Flash forward a couple of years later and I have no regrets about wearing the hijab. But I am beginning to feel quite “old school” about my reasons for doing so. Hijab is no longer the symbol of modesty it once was.

Today, many hijabis in heavy makeup, skin-tight skinny jeans, and short tops flood our Instagram feeds and fashion blogs, talking about wearing the hijab to look different, to stand with the oppressed, or to secure a racial or socio-political identity. It’s as if the meaning and responsibility that used to accompany it have completely vanished, degrading the headscarf to a malleable accessory.

Being an “old-school” hijabi in a world where the hijab is becoming more and more popular can be a very lonely place to be at times.

In addition to being ostracized in a largely non-Muslim society, we now face scrutiny from our fellow Muslimahs as well. We are pegged as backwards, too conservative, and comparably unattractive as we stand next to a hijabi decked out in the latest body-hugging fashions. And where does it leave women who don’t wear hijab? Are they homogenous, indifferent to social justice issues, and incapable of sympathizing with the oppressed simply because they blend in a bit better with the crowd?

This is not the first time that hijab has been appropriated. Historically, women have used it to rebel against the West and support Islamic nationalism while governments have enforced or outlawed it to exert power and influence.

Rarely did these movements recognize the hijab as a personal act of worship or grant it the respect it deserved. Today, most of the countries where this new trend is occurring don’t have issues of political oppression. Women living there have the ability to go way beyond their clothing and hijabs and use their words, actions, and organizations to make a statement, fight for social justice, and show solidarity with people of color.

This lack of respect also underlies the issue of women wearing hijab primarily because it is increasingly fashionable to do so. I completely understand if people want to customize their hijabs with different colors, styles, and outfits (I myself enjoy doing so) but to go so far as to make fashion the main motivation defeats the purpose of wearing what is supposed to be a reminder to not focus so much on outward appearances.

Would the same people don a nun’s habit or Jewish yarmulke if it seemed fashionable? Why isn’t the hijab afforded the same deference as other sacred elements of religion?

My purpose for writing is not to pass judgment in a “holier than thou” attitude, but rather to express my discomfort with what hijab is becoming. It’s as if the purpose behind the hijab, an outward expression of one’s spiritual state, has completely shifted from what it once was.
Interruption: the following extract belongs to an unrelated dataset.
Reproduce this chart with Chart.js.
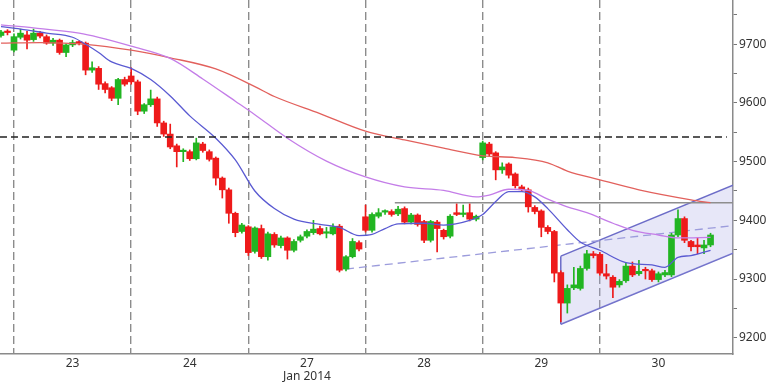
<!DOCTYPE html>
<html><head><meta charset="utf-8">
<script src="https://cdn.jsdelivr.net/npm/chart.js@4.4.1/dist/chart.umd.min.js"></script>
<style>html,body{margin:0;padding:0;background:#fff;overflow:hidden}</style>
</head><body>
<canvas id="c" width="768" height="384"></canvas>
<script>
// ---- data ----
const dayLabels = ['23', '24', '27', '28', '29', '30'];
const monthLabel = 'Jan 2014';
const monthLabelDay = '27';
const barsPerDay = 18;
const leadBars = 2; // bars of Jan 22 visible before the first full day

const opens = [9715,9722,
 9690,9712,9716,9708,9719,9713,9702,9707,9686,9699,9703,9702,9656,9659,9633,9626,9608,9640,
 9646,9636,9586,9597,9607,9566,9547,9527,9517,9517,9505,9530,9517,9506,9472,9452,9412,9381,
 9389,9347,9386,9338,9376,9357,9370,9349,9366,9373,9379,9386,9378,9377,9390,9317,9338,9362,
 9406,9383,9407,9414,9415,9411,9420,9397,9409,9398,9366,9397,9383,9373,9413,9410,9413,9402,
 9507,9530,9515,9486,9496,9479,9457,9452,9422,9416,9388,9381,9311,9259,9285,9284,9318,9343,
 9342,9309,9303,9290,9297,9322,9309,9315,9314,9299,9307,9307,9375,9403,9364,9358,9353,9358];
const highs = [9724,9725,
 9718,9726,9722,9726,9722,9716,9710,9709,9701,9707,9706,9704,9670,9662,9636,9628,9642,9644,
 9660,9639,9599,9622,9610,9569,9564,9530,9522,9520,9540,9533,9520,9508,9474,9455,9414,9395,
 9391,9389,9392,9380,9379,9373,9372,9367,9375,9384,9400,9390,9388,9394,9393,9340,9369,9365,
 9426,9413,9420,9418,9418,9424,9423,9412,9411,9400,9400,9400,9385,9410,9428,9426,9428,9409,
 9535,9533,9517,9498,9498,9481,9460,9455,9425,9418,9391,9383,9314,9290,9320,9322,9349,9347,
 9345,9325,9306,9299,9327,9329,9332,9320,9317,9312,9315,9378,9418,9406,9366,9370,9366,9378];
const lows = [9712,9716,
 9687,9709,9692,9705,9711,9700,9698,9683,9679,9696,9699,9648,9652,9623,9617,9604,9597,9629,
 9632,9580,9582,9594,9560,9543,9522,9491,9500,9502,9503,9516,9501,9460,9438,9395,9372,9378,
 9340,9344,9335,9332,9354,9353,9334,9346,9363,9370,9376,9375,9370,9375,9312,9314,9336,9348,
 9380,9380,9404,9410,9407,9408,9394,9394,9390,9362,9363,9346,9368,9370,9408,9406,9399,9399,
 9503,9510,9469,9480,9472,9455,9449,9414,9411,9372,9377,9295,9227,9242,9282,9281,9315,9336,
 9306,9300,9268,9286,9294,9304,9306,9300,9296,9295,9304,9304,9372,9362,9348,9343,9343,9355];
const closes = [9721,9720,
 9713,9719,9707,9719,9714,9702,9707,9686,9699,9703,9702,9656,9660,9632,9623,9608,9640,9632,
 9636,9586,9597,9607,9566,9547,9525,9517,9519,9505,9532,9519,9504,9472,9452,9412,9379,9392,
 9345,9387,9338,9377,9358,9370,9349,9364,9372,9381,9385,9377,9379,9389,9315,9338,9364,9351,
 9383,9410,9413,9415,9410,9419,9397,9409,9393,9366,9398,9386,9372,9407,9410,9411,9402,9407,
 9532,9513,9486,9491,9477,9459,9452,9423,9415,9388,9381,9310,9259,9284,9290,9318,9343,9340,
 9310,9305,9286,9296,9322,9307,9313,9314,9299,9309,9311,9375,9403,9366,9355,9355,9358,9375];

// moving averages: [bar index from first bar of day 23, value]
const maFast = [[-2,9730],[1,9726],[5,9719],[9,9712],[11,9700],[13,9686],[15,9670],[18,9659],[21,9640],
 [24,9612],[27,9578],[31,9540],[34,9503],[37,9450],[40,9420],[43,9402],[47,9393],[50,9388],[53,9374],
 [55,9376],[57,9386],[59,9394],[63,9395],[66,9392],[70,9400],[72,9410],[74,9432],[76,9449],[78,9449],
 [80,9440],[82,9420],[85,9384],[87,9363],[90,9349],[94,9328],[98,9324],[100,9320],[102,9337],[104,9340],[107,9349]];
const maMid = [[-2,9733],[3,9728],[10,9719],[13,9712],[18,9697],[24,9676],[29,9641],[34,9603],[37,9580],
 [42,9540],[48,9501],[54,9474],[60,9457],[66,9451],[71,9440],[73,9443],[76,9453],[79,9451],[82,9436],
 [85,9423],[88,9413],[92,9395],[95,9383],[99,9375],[102,9370],[107,9371]];
const maSlow = [[-2,9702],[4,9703],[11,9700],[18,9690],[24,9677],[31,9658],[37,9628],[40,9611],[47,9582],
 [54,9552],[60,9537],[66,9523],[72,9510],[77,9507],[82,9498],[85,9484],[90,9469],[96,9452],[104,9435],[107,9430]];

const resistanceLevel = 9542;          // black dashed
const rangeTop = 9430;                 // grey line
const rangeTopFrom = 58.5;
const supportTrend = [[51, 9317], [110.45, 9391]];   // dashed lavender
const channelUpper = [[84, 9339], [110.45, 9460]];
const channelLower = [[84, 9223], [110.45, 9344]];
const yTicks = [9200, 9250, 9300, 9350, 9400, 9450, 9500, 9550, 9600, 9650, 9700, 9750];

// ---- build ----
const X_MIN = -leadBars - 0.15, X_MAX = 110.45;
const GREEN = '#22b522', RED = '#ee1a1a';
const idx = k => k - leadBars;
const isUp = k => closes[k] >= opens[k];
const pts = arr => arr.map(p => ({x: p[0], y: p[1]}));
const bodyData = opens.map((o, k) => ({x: idx(k), y: [o, closes[k]]}));
const wickData = opens.map((o, k) => ({x: idx(k), y: [lows[k], highs[k]]}));
const candleColor = c => isUp(c.dataIndex) ? GREEN : RED;

const xTicks = [];
dayLabels.forEach((d, n) => { xTicks.push(n * barsPerDay); xTicks.push(n * barsPerDay + barsPerDay / 2); });
const xLabel = v => {
  const n = (v - barsPerDay / 2) / barsPerDay;
  if (!Number.isInteger(n) || n < 0 || n >= dayLabels.length) return '';
  return dayLabels[n] === monthLabelDay ? [dayLabels[n], monthLabel] : dayLabels[n];
};
const isDayStart = v => v >= 0 && v % barsPerDay === 0;

const lineBase = {type: 'line', pointRadius: 0, pointHoverRadius: 0, fill: false};
const font = {family: 'Noto Sans', size: 12, lineHeight: 1.1};

new Chart(document.getElementById('c'), {
  type: 'bar',
  data: {
    datasets: [
      Object.assign({}, lineBase, {data: pts(maFast), borderColor: '#5a5ad2', borderWidth: 1.3, cubicInterpolationMode: 'monotone', order: 0}),
      Object.assign({}, lineBase, {data: pts(maMid), borderColor: '#c47de8', borderWidth: 1.3, cubicInterpolationMode: 'monotone', order: 0}),
      Object.assign({}, lineBase, {data: pts(maSlow), borderColor: '#e2605c', borderWidth: 1.3, cubicInterpolationMode: 'monotone', order: 0}),
      Object.assign({}, lineBase, {data: [{x: X_MIN, y: resistanceLevel}, {x: 109.5, y: resistanceLevel}], borderColor: '#222', borderWidth: 1.6, borderDash: [7, 4], order: -1}),
      {type: 'bar', data: bodyData, backgroundColor: candleColor, borderWidth: 0, barThickness: 6, grouped: false, minBarLength: 1.5, order: 1},
      {type: 'bar', data: wickData, backgroundColor: candleColor, borderWidth: 0, barThickness: 1, grouped: false, order: 2},
      Object.assign({}, lineBase, {data: [{x: rangeTopFrom, y: rangeTop}, {x: X_MAX, y: rangeTop}], borderColor: '#8e8e8e', borderWidth: 1.6, order: 3}),
      Object.assign({}, lineBase, {data: pts(supportTrend), borderColor: '#9c9cdc', borderWidth: 1.3, borderDash: [8, 5], order: 3}),
      Object.assign({}, lineBase, {data: pts(channelUpper), borderColor: '#6c6cc8', borderWidth: 1.6, fill: '+1', backgroundColor: 'rgba(165,165,228,0.27)', order: 4}),
      Object.assign({}, lineBase, {data: pts(channelLower), borderColor: '#6c6cc8', borderWidth: 1.6, order: 4}),
      Object.assign({}, lineBase, {data: [{x: channelLower[0][0], y: channelLower[0][1]}, {x: channelUpper[0][0], y: channelUpper[0][1]}], borderColor: '#6c6cc8', borderWidth: 1.6, order: 4})
    ]
  },
  options: {
    responsive: false,
    devicePixelRatio: 1,
    animation: false,
    layout: {padding: 0},
    plugins: {legend: {display: false}, tooltip: {enabled: false}},
    scales: {
      x: {
        type: 'linear', min: X_MIN, max: X_MAX, offset: false,
        afterBuildTicks: s => { s.ticks = xTicks.map(v => ({value: v})); },
        afterFit: s => { s.height = 30; s.paddingLeft = 0; s.paddingRight = 0; },
        ticks: {autoSkip: false, maxRotation: 0, minRotation: 0, padding: 3, color: '#333', font: font, callback: v => xLabel(v)},
        grid: {offset: false, drawTicks: false, lineWidth: 1.4,
               color: c => (c.tick && isDayStart(c.tick.value)) ? '#8c8c8c' : 'rgba(0,0,0,0)'},
        border: {display: true, color: '#8a8a8a', width: 1.5, dash: [8, 4]}
      },
      y: {
        type: 'linear', position: 'right', min: 9172.2, max: 9775.5, beginAtZero: false,
        afterBuildTicks: s => { s.ticks = yTicks.map(v => ({value: v})); },
        afterFit: s => { s.width = 35; s.paddingTop = 0; s.paddingBottom = 0; },
        ticks: {padding: 2, color: '#333', font: font, callback: v => (v % 100 === 0 ? String(v) : '')},
        grid: {drawOnChartArea: false, drawTicks: true, tickLength: 4, color: '#777', tickColor: '#777'},
        border: {display: true, color: '#8a8a8a', width: 1.5}
      }
    }
  }
});
</script>
</body></html>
But if fringe benefits, such as appearing unique, fashionable, or rebellious are the main motivation behind wearing it, then is one’s intention really to please God or please oneself?

At the end of the day, a woman can decide to wear a hijab for whatever reason she wants, as Allah is the ultimate Judge. I simply hope that every woman who chooses to wear the hijab does so with the careful thought and clear intention the decision deserves.